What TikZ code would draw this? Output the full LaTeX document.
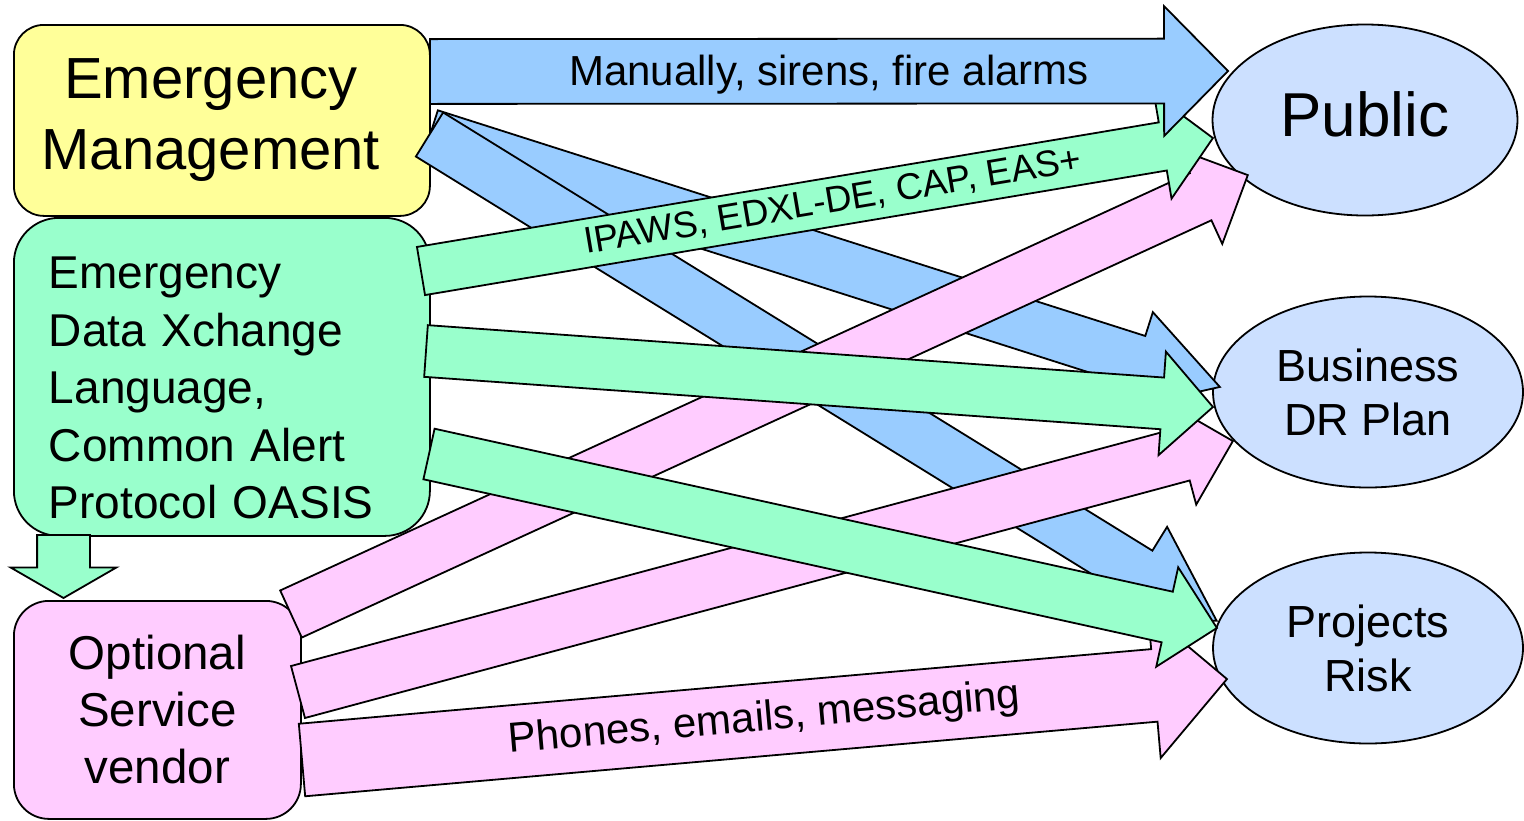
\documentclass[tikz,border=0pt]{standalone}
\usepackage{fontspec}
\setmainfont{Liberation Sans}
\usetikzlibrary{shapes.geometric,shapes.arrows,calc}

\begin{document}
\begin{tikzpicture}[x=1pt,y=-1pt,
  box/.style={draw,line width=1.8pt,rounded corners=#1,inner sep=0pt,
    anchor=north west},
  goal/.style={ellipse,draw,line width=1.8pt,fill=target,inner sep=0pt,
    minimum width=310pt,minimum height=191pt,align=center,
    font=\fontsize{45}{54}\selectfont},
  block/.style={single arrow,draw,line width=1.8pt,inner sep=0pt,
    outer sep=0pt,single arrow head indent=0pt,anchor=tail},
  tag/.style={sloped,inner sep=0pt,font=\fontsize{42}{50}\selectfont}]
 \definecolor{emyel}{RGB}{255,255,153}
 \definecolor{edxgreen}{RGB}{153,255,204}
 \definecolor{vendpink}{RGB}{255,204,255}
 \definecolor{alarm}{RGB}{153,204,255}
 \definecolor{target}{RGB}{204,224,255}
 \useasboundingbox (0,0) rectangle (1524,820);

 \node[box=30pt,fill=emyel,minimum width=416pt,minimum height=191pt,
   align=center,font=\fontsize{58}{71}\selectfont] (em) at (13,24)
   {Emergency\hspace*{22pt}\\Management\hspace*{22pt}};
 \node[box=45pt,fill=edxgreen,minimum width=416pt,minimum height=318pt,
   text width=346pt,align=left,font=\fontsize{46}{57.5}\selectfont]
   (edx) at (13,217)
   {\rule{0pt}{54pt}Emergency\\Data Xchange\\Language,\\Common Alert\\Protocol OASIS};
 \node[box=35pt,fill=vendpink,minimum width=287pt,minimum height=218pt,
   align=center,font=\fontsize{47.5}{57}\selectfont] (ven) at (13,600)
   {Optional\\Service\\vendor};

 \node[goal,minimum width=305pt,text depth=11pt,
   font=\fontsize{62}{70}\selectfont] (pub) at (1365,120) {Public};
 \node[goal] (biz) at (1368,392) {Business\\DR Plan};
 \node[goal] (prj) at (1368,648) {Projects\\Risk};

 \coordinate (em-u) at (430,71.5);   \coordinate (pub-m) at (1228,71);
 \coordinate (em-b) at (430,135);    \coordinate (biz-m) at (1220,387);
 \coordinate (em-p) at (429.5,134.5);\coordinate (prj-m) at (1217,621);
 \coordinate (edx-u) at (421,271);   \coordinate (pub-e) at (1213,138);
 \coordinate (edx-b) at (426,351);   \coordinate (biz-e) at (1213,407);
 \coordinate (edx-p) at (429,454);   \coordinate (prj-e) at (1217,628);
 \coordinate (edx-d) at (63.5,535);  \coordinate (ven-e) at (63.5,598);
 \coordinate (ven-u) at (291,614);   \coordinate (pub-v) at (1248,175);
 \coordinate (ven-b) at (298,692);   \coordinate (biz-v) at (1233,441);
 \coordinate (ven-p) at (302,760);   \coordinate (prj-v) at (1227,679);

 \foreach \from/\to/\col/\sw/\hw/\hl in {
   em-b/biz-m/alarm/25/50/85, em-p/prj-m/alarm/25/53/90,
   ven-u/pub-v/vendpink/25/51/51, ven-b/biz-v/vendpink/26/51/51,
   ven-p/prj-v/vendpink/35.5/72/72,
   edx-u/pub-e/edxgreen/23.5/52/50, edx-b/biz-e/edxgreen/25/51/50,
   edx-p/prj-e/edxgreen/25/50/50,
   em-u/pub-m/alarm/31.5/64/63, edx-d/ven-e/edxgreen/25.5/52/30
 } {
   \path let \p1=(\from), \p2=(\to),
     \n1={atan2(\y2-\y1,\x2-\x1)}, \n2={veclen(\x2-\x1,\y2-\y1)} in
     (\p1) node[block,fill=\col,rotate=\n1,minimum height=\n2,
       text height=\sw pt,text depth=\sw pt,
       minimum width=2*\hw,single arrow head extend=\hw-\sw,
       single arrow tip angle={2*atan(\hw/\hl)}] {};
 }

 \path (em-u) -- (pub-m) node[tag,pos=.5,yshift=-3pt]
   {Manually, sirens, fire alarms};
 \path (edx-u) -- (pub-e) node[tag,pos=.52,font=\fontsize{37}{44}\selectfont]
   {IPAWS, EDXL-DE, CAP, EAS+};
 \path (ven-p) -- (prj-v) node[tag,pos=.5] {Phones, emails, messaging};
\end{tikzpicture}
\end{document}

· · ·

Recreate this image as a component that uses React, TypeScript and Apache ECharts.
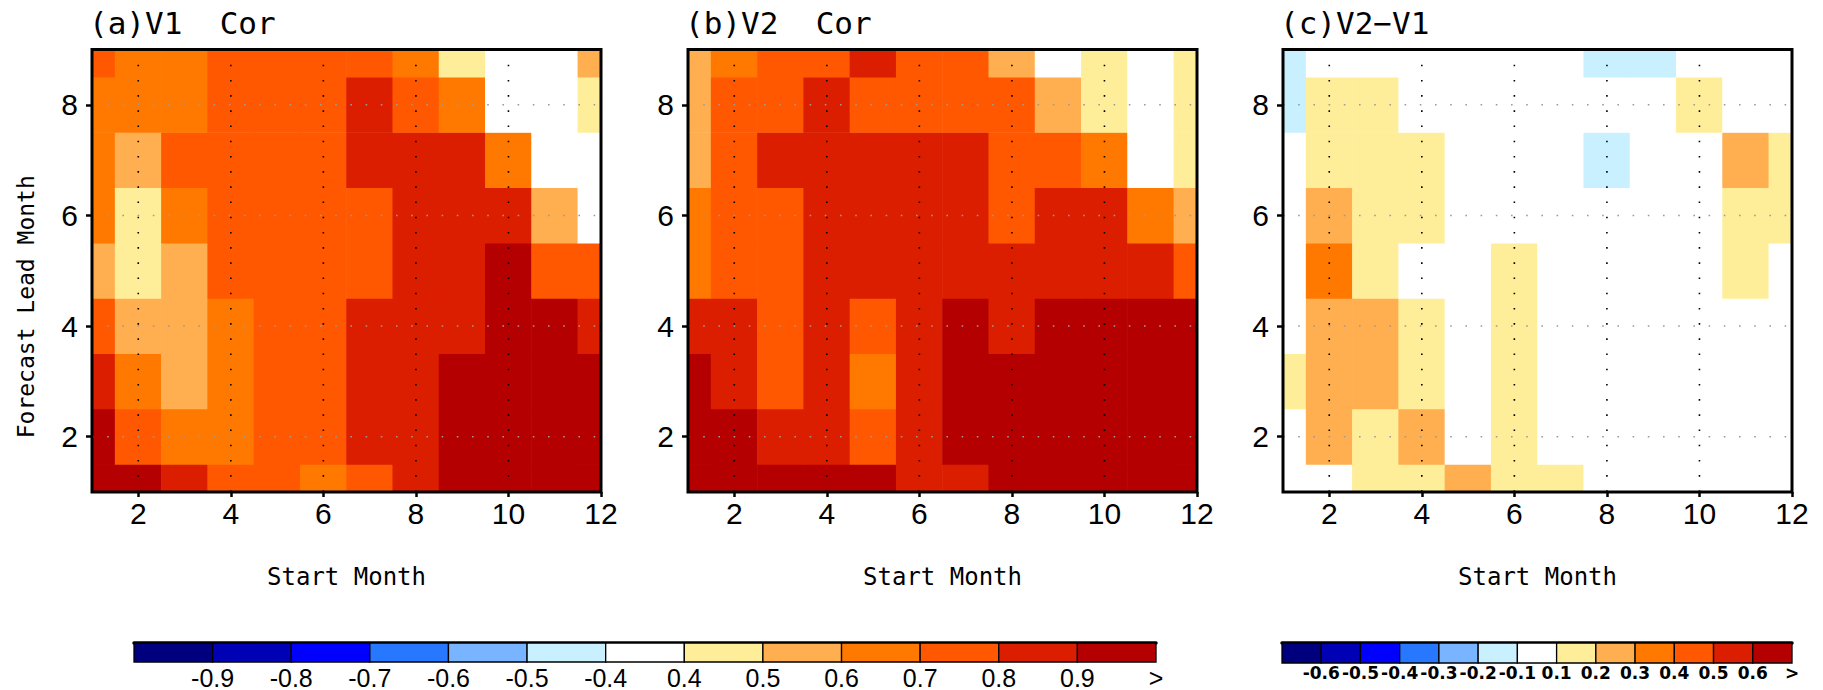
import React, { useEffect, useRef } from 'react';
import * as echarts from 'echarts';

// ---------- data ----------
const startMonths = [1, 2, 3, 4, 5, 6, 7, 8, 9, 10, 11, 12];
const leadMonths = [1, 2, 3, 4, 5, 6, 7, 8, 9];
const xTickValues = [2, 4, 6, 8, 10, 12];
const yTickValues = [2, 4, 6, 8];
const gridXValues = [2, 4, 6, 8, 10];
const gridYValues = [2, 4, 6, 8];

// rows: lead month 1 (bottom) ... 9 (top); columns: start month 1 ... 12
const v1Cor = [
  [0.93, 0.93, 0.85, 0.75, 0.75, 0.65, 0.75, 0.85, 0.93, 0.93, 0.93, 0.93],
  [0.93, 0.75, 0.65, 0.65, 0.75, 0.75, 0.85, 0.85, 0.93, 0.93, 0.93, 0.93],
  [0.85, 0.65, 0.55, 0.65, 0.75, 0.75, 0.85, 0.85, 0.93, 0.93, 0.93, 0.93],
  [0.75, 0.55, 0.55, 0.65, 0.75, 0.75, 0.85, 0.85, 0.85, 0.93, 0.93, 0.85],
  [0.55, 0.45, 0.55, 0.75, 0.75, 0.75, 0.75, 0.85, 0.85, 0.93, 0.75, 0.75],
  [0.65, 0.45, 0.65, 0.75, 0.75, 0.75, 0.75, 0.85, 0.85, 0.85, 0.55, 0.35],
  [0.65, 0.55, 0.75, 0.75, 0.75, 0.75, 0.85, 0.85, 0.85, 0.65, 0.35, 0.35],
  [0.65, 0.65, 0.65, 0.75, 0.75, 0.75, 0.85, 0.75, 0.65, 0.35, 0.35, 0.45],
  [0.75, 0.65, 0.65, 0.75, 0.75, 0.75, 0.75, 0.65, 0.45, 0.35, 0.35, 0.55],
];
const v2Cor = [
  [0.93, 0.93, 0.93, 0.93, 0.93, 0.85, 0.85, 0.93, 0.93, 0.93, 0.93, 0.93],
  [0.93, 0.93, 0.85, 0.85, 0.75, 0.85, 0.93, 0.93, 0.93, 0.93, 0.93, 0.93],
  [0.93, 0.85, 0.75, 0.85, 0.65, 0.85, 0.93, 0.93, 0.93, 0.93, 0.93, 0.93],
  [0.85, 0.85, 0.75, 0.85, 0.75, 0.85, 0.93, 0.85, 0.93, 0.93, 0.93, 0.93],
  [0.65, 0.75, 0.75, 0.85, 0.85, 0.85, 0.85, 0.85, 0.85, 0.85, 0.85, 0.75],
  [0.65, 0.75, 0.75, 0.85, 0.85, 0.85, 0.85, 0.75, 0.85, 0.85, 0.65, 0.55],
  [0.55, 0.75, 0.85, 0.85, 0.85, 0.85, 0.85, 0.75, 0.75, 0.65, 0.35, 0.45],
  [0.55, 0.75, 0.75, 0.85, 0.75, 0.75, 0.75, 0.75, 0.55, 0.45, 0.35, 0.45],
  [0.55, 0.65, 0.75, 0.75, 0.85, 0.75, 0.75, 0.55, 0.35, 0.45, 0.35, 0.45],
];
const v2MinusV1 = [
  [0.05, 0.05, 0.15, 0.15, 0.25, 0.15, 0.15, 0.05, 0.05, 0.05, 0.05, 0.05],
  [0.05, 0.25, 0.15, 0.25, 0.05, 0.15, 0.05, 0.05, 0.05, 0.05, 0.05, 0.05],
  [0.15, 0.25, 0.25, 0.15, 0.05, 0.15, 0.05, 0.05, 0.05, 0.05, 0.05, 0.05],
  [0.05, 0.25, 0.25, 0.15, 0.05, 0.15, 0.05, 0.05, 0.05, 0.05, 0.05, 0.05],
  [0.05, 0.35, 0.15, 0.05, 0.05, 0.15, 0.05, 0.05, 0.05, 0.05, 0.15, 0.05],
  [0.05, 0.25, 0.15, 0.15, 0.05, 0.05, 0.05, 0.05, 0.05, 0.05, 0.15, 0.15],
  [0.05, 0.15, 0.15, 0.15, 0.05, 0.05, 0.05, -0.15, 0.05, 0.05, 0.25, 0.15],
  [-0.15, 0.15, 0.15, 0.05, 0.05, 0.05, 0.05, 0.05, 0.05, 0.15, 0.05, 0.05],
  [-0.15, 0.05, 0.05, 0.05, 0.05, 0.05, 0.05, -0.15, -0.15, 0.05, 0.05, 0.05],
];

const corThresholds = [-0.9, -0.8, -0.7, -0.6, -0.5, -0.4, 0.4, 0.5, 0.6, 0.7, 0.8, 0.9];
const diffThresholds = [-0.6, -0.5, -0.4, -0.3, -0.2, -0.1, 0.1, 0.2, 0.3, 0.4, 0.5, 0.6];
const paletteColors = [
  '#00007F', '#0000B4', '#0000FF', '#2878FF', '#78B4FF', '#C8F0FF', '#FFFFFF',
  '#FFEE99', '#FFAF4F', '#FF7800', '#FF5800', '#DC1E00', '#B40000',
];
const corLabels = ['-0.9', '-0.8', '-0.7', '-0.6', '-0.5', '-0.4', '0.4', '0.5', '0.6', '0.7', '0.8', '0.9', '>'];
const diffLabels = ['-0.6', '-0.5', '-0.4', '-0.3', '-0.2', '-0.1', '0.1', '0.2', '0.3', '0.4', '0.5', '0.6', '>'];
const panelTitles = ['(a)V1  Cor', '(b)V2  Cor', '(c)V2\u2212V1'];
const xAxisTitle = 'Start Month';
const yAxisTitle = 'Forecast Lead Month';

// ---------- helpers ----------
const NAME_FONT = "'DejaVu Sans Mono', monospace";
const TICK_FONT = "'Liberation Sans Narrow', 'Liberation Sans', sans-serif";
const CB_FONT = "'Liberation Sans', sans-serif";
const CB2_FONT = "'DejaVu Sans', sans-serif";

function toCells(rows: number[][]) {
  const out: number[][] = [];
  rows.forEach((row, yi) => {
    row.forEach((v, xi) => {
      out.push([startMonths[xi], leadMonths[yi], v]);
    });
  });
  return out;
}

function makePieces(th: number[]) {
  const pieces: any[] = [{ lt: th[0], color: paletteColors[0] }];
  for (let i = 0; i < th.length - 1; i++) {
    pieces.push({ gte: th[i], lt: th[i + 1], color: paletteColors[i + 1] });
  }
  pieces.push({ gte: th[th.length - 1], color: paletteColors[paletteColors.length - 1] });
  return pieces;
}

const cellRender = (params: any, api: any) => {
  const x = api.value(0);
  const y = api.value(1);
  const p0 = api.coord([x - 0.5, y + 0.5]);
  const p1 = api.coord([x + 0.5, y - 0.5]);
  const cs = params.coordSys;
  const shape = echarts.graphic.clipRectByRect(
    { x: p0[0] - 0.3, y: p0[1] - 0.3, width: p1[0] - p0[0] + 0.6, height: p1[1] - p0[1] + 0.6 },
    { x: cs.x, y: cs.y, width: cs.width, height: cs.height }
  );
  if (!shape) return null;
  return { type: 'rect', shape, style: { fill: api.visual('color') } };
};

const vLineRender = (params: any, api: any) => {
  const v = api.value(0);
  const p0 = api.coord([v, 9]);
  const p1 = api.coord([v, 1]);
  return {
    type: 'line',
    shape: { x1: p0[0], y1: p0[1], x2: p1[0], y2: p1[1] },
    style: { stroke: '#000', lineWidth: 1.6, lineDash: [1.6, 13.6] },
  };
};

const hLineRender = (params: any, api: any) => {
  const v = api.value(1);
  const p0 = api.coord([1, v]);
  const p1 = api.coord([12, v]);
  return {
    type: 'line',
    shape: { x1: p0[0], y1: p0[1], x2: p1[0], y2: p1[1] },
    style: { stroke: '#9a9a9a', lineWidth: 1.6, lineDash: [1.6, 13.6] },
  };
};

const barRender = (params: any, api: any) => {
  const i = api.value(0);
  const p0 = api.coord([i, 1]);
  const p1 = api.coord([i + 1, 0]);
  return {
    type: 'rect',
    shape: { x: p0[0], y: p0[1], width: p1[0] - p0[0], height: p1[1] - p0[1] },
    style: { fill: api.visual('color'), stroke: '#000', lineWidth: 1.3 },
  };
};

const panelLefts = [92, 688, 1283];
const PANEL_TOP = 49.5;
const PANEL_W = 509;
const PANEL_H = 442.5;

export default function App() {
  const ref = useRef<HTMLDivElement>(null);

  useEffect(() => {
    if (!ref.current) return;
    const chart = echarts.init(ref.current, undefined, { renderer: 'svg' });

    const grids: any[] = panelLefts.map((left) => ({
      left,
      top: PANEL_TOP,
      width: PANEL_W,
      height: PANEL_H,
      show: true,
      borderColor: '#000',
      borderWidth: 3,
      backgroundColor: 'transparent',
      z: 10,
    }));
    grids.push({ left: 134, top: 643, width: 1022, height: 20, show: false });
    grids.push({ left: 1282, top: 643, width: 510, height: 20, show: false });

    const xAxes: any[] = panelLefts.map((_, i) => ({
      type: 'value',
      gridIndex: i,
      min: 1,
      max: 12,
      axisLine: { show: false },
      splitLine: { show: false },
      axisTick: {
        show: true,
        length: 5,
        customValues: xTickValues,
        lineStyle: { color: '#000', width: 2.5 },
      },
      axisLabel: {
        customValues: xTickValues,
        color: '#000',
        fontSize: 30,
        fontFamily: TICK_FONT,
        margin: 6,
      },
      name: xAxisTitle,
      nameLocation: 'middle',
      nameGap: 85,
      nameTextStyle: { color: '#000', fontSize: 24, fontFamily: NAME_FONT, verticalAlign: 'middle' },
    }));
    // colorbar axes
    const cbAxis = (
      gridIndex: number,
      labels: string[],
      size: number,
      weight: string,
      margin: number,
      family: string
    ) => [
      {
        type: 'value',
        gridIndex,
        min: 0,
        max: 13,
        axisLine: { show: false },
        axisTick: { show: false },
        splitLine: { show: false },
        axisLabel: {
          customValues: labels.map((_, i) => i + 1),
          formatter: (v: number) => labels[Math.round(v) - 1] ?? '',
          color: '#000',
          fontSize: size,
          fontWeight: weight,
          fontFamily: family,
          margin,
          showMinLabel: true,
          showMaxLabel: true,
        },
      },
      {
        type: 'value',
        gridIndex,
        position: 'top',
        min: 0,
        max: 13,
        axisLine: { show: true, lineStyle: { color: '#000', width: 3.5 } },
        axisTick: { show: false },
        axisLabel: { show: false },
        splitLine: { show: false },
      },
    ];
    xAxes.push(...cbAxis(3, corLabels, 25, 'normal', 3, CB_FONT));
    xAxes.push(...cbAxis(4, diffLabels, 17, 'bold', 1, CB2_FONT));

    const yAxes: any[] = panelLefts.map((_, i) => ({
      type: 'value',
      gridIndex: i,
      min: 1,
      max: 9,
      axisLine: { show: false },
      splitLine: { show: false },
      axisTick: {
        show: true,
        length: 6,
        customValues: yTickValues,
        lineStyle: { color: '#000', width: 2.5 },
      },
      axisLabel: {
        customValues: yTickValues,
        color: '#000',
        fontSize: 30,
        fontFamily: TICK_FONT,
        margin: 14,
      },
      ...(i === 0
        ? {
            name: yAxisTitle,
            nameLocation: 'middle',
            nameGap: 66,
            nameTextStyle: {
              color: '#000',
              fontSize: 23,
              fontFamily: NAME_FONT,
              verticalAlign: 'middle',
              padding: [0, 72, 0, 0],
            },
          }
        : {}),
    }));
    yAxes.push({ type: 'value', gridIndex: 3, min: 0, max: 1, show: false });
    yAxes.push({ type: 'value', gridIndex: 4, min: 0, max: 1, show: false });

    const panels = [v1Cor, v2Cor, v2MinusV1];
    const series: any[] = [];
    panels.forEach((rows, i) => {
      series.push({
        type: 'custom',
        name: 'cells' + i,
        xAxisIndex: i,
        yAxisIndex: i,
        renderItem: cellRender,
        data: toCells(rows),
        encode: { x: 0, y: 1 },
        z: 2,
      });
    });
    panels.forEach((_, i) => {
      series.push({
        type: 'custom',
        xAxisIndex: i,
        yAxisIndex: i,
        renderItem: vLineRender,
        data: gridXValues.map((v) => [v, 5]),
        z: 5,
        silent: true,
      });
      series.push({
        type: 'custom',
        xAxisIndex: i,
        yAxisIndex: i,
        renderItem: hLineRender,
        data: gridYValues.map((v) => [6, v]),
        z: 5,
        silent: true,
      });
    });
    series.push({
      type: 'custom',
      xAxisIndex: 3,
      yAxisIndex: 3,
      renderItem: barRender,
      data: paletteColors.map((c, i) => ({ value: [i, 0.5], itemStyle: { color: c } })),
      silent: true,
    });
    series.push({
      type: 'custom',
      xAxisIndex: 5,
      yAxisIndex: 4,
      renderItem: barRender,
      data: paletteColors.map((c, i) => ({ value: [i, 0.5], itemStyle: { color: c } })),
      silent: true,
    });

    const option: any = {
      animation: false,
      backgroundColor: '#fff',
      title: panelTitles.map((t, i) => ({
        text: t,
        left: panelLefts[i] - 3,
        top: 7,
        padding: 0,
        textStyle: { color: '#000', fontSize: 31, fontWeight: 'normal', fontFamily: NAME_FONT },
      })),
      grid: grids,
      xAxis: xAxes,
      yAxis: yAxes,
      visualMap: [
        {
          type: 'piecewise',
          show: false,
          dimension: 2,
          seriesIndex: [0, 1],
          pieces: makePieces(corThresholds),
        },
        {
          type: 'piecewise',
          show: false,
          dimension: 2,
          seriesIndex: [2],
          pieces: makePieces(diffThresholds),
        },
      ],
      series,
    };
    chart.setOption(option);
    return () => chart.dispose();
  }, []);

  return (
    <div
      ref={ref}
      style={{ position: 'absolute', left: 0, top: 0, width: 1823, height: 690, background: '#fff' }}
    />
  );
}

· · ·

Leave out the pictures and transcribe exactly the lines from the one containing "What TikZ code" through the one containing "(prj) at (1368,648)".

Task result ->
What TikZ code would draw this? Output the full LaTeX document.
\documentclass[tikz,border=0pt]{standalone}
\usepackage{fontspec}
\setmainfont{Liberation Sans}
\usetikzlibrary{shapes.geometric,shapes.arrows,calc}

\begin{document}
\begin{tikzpicture}[x=1pt,y=-1pt,
  box/.style={draw,line width=1.8pt,rounded corners=#1,inner sep=0pt,
    anchor=north west},
  goal/.style={ellipse,draw,line width=1.8pt,fill=target,inner sep=0pt,
    minimum width=310pt,minimum height=191pt,align=center,
    font=\fontsize{45}{54}\selectfont},
  block/.style={single arrow,draw,line width=1.8pt,inner sep=0pt,
    outer sep=0pt,single arrow head indent=0pt,anchor=tail},
  tag/.style={sloped,inner sep=0pt,font=\fontsize{42}{50}\selectfont}]
 \definecolor{emyel}{RGB}{255,255,153}
 \definecolor{edxgreen}{RGB}{153,255,204}
 \definecolor{vendpink}{RGB}{255,204,255}
 \definecolor{alarm}{RGB}{153,204,255}
 \definecolor{target}{RGB}{204,224,255}
 \useasboundingbox (0,0) rectangle (1524,820);

 \node[box=30pt,fill=emyel,minimum width=416pt,minimum height=191pt,
   align=center,font=\fontsize{58}{71}\selectfont] (em) at (13,24)
   {Emergency\hspace*{22pt}\\Management\hspace*{22pt}};
 \node[box=45pt,fill=edxgreen,minimum width=416pt,minimum height=318pt,
   text width=346pt,align=left,font=\fontsize{46}{57.5}\selectfont]
   (edx) at (13,217)
   {\rule{0pt}{54pt}Emergency\\Data Xchange\\Language,\\Common Alert\\Protocol OASIS};
 \node[box=35pt,fill=vendpink,minimum width=287pt,minimum height=218pt,
   align=center,font=\fontsize{47.5}{57}\selectfont] (ven) at (13,600)
   {Optional\\Service\\vendor};

 \node[goal,minimum width=305pt,text depth=11pt,
   font=\fontsize{62}{70}\selectfont] (pub) at (1365,120) {Public};
 \node[goal] (biz) at (1368,392) {Business\\DR Plan};
 \node[goal] (prj) at (1368,648) {Projects\\Risk};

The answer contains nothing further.